The problem | In the material below, find every line with "this" and pull it out.

[START OF Given records]

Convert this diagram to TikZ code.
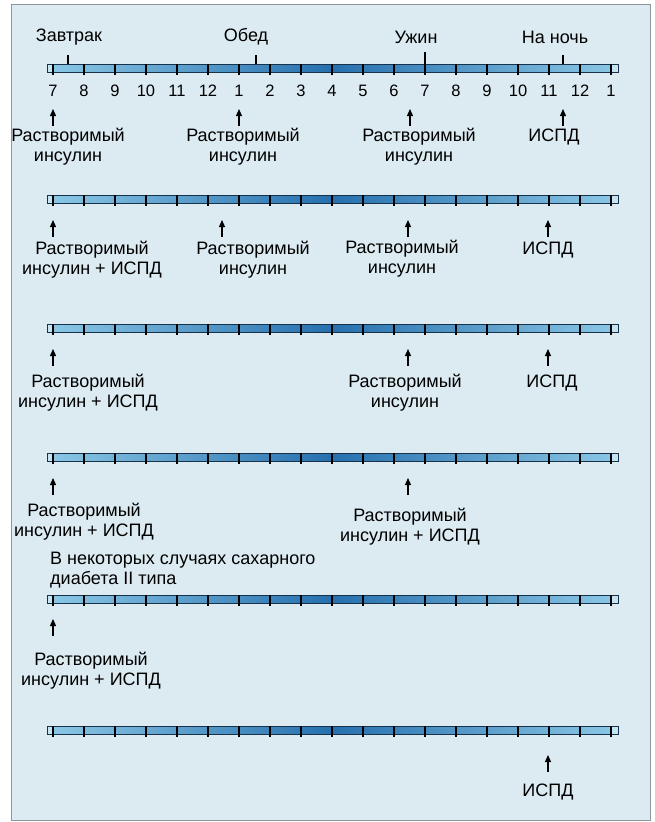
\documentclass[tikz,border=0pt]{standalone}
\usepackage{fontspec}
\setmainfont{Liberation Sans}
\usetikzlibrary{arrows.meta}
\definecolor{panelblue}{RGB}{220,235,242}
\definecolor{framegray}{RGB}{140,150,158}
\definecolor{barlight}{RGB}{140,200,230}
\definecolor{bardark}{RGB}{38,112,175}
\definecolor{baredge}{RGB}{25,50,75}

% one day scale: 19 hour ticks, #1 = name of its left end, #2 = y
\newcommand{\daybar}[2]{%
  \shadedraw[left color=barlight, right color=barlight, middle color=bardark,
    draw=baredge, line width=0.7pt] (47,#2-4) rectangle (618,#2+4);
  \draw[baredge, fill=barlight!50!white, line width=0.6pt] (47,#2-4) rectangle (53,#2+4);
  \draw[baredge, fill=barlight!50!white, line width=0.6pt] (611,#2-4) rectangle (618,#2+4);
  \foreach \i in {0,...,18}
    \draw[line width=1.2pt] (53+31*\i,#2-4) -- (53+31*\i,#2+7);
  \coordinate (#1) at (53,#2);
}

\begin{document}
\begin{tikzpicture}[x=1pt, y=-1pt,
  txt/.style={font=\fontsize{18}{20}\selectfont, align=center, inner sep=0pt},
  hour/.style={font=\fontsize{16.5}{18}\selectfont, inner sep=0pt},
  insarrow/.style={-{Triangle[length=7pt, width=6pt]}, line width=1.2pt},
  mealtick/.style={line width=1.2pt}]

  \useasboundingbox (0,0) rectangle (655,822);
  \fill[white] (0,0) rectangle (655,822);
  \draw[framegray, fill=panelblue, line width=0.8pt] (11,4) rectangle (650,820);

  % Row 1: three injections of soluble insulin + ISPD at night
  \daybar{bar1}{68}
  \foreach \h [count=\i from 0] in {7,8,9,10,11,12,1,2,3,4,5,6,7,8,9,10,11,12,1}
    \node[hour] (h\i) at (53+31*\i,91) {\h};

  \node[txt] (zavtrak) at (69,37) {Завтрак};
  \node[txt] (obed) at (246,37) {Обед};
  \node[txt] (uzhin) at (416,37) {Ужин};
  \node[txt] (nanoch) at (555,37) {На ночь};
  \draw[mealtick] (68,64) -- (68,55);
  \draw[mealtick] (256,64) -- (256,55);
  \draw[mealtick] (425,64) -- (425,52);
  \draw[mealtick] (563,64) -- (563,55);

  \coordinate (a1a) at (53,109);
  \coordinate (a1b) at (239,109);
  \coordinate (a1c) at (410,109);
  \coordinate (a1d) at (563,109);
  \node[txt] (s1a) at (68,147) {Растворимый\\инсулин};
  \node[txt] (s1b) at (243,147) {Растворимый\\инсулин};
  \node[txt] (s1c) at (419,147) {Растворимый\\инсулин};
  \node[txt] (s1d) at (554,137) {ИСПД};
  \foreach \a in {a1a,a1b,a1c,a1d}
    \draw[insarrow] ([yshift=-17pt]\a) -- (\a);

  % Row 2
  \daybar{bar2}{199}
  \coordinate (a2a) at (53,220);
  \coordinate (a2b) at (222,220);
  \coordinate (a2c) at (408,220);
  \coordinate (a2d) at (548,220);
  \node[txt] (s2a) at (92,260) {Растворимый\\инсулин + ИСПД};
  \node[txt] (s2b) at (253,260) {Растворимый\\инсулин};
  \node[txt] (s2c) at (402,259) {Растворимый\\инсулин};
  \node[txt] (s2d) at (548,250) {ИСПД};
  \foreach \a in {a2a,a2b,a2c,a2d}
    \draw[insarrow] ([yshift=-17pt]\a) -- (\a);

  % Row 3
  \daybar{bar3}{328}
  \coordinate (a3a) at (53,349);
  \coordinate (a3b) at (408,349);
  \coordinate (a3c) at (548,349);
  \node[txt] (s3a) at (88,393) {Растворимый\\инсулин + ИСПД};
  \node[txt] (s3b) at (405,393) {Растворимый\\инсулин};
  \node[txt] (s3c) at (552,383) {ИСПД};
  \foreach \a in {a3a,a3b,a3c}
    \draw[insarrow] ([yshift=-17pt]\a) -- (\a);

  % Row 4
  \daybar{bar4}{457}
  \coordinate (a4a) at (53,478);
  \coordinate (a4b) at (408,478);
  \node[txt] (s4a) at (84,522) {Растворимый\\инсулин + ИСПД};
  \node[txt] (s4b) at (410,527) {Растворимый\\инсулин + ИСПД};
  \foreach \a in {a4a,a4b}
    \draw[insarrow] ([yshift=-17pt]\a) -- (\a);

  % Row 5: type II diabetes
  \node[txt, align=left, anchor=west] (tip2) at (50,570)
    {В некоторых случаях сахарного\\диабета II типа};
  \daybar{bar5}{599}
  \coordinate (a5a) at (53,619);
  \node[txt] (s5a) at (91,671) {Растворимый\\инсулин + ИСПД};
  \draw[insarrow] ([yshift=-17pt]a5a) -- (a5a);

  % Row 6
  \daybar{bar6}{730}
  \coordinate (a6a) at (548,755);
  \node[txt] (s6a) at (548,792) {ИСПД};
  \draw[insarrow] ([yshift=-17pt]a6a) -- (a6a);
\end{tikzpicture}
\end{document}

[END OF Given records]
[START OF Given records]

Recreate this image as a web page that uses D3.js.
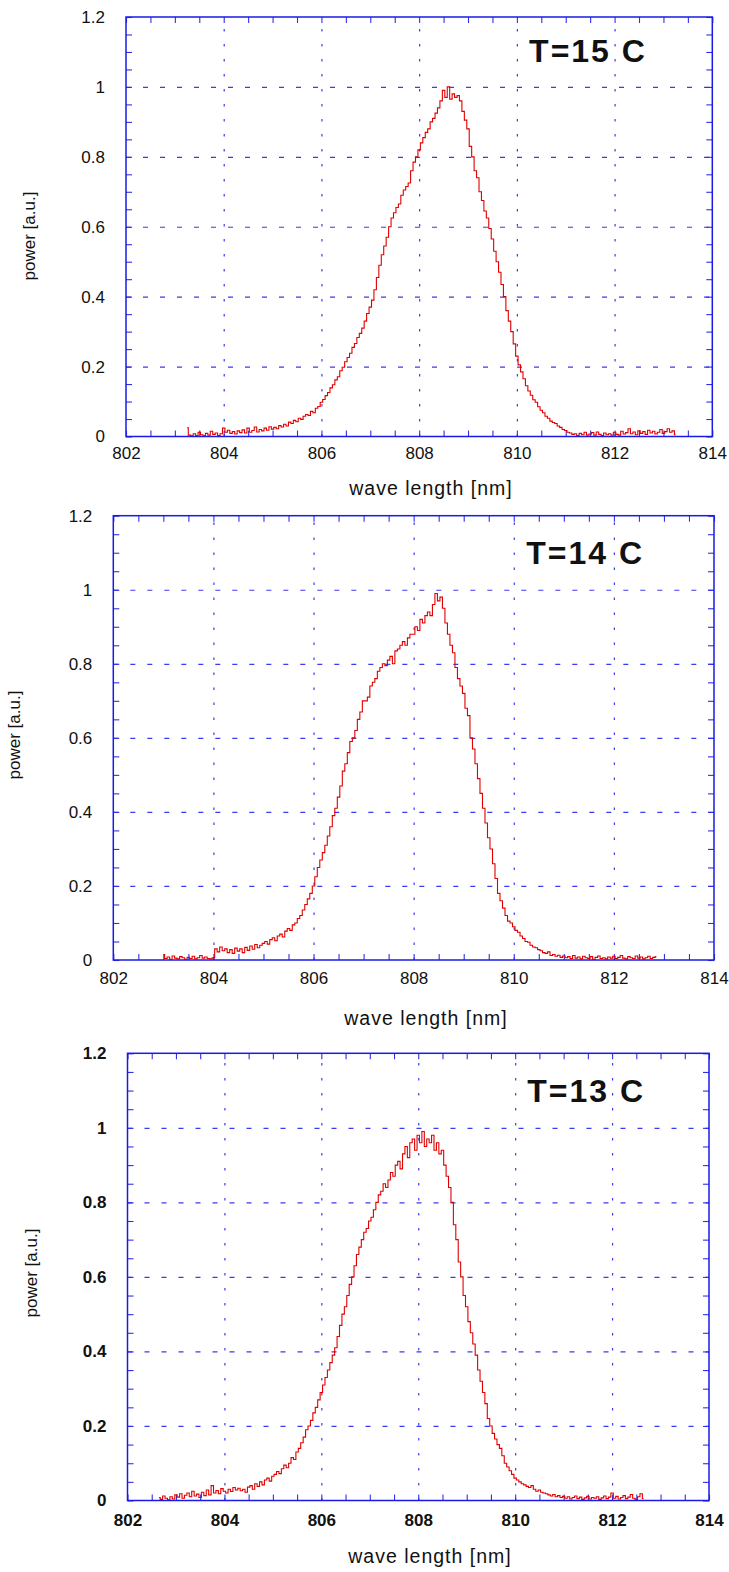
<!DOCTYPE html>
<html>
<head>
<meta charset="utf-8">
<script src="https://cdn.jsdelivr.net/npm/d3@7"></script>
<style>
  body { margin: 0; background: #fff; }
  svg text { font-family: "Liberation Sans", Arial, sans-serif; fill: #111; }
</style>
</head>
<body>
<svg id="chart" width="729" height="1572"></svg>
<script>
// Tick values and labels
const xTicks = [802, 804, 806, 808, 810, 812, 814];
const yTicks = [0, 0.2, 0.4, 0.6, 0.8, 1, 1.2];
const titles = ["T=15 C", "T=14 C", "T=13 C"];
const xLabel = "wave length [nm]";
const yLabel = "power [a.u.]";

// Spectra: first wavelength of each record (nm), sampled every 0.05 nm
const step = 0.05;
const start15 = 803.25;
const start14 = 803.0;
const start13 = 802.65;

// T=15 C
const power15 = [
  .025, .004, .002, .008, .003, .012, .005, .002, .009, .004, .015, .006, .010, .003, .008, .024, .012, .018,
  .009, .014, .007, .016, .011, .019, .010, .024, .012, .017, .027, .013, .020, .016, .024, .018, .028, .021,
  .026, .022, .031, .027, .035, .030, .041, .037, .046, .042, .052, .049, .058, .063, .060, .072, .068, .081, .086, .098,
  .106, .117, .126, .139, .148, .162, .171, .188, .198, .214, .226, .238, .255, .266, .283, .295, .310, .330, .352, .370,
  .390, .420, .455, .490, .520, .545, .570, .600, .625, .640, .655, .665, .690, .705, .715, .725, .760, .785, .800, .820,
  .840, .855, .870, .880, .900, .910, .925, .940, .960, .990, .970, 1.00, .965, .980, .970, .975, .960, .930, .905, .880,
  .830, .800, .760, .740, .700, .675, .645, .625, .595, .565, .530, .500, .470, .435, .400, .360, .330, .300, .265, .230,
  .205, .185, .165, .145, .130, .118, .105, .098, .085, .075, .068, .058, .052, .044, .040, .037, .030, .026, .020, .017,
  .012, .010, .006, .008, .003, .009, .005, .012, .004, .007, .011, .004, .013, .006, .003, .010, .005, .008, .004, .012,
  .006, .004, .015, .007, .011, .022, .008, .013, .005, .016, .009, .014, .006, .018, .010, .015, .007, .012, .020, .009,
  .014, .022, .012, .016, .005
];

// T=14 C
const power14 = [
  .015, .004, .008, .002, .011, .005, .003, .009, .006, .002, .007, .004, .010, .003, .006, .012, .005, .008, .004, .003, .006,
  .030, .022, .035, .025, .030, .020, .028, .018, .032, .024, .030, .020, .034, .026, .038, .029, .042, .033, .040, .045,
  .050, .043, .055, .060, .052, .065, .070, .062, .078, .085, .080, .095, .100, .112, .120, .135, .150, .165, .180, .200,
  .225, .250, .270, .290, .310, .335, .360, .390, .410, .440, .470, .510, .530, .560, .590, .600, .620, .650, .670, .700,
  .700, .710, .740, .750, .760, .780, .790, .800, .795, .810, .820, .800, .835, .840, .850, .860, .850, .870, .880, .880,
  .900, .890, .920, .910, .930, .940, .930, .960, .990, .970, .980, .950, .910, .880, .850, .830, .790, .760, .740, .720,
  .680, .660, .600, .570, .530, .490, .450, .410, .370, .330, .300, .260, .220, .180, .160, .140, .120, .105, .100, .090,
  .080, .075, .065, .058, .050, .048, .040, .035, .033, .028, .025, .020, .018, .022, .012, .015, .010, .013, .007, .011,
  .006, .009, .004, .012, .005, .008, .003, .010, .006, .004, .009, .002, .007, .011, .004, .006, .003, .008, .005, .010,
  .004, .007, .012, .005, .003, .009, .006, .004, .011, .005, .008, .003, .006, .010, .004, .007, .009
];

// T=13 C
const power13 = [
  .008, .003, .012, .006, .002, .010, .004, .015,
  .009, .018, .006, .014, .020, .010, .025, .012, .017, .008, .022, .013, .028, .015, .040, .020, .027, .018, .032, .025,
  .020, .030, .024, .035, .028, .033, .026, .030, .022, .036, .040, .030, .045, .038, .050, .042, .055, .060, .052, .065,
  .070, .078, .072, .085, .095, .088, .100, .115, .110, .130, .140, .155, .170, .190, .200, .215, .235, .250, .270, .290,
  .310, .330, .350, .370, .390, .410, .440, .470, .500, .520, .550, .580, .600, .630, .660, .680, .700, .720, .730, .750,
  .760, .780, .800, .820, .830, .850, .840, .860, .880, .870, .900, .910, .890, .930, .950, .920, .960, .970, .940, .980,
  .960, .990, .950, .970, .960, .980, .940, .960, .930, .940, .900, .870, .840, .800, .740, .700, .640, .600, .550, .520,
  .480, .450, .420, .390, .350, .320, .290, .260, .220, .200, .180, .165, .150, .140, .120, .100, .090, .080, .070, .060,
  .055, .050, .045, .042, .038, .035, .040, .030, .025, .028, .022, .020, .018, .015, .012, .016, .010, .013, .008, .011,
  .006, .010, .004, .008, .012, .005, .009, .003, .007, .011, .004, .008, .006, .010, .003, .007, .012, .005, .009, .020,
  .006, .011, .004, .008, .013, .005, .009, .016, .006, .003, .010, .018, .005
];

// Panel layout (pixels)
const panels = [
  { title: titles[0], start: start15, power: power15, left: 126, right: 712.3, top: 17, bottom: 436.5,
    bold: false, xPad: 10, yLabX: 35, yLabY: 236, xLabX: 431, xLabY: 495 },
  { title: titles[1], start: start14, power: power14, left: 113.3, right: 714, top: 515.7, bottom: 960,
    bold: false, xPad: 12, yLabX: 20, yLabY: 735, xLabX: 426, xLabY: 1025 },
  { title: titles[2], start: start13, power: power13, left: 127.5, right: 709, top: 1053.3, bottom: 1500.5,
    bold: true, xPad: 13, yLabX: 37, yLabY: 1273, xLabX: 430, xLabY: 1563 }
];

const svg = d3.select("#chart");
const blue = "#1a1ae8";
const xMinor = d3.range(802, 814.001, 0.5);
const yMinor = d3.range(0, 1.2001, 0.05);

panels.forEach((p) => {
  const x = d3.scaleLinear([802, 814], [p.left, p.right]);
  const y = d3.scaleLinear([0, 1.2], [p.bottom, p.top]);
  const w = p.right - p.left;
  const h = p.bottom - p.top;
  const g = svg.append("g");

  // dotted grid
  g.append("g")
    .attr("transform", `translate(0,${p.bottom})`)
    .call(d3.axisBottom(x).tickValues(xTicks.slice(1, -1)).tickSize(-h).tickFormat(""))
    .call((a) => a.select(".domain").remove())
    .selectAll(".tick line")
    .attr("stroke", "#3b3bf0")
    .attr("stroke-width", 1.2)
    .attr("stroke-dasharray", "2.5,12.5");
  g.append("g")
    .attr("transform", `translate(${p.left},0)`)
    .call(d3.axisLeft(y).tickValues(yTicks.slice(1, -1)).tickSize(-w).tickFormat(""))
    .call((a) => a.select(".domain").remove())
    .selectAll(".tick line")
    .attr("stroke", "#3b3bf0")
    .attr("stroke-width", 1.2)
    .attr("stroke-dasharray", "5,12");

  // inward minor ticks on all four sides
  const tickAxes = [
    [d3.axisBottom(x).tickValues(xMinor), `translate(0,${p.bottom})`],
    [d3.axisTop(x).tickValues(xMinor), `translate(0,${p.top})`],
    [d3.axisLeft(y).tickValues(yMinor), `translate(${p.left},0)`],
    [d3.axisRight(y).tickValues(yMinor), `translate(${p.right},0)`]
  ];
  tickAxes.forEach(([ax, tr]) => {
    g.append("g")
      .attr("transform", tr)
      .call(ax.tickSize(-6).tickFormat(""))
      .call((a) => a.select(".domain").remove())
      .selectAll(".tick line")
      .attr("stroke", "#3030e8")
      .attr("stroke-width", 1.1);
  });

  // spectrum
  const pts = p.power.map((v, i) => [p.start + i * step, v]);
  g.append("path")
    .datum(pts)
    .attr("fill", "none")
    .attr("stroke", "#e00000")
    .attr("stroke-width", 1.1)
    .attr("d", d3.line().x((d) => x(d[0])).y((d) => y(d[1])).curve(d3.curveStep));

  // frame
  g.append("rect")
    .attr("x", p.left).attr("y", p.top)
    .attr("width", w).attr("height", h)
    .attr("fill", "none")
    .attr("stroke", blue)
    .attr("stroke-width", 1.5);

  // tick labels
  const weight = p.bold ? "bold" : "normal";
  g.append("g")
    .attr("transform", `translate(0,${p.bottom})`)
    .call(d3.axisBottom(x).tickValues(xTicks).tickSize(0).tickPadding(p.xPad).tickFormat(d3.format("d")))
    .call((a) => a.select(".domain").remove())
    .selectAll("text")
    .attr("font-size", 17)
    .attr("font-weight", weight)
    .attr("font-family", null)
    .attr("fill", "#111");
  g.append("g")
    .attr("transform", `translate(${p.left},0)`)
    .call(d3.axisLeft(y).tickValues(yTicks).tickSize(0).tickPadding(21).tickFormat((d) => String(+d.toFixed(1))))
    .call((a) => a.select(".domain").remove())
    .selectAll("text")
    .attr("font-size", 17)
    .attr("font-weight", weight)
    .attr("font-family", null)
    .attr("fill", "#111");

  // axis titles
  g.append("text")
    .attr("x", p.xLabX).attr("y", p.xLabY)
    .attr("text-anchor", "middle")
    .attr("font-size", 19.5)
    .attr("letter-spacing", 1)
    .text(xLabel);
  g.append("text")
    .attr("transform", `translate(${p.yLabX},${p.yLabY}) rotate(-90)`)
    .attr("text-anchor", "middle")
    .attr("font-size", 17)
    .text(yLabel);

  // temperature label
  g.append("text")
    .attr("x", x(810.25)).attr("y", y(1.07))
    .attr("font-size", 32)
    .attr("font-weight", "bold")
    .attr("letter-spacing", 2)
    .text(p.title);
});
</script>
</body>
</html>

[END OF Given records]

The response |
Convert this diagram to TikZ code.
Recreate this image as a web page that uses D3.js.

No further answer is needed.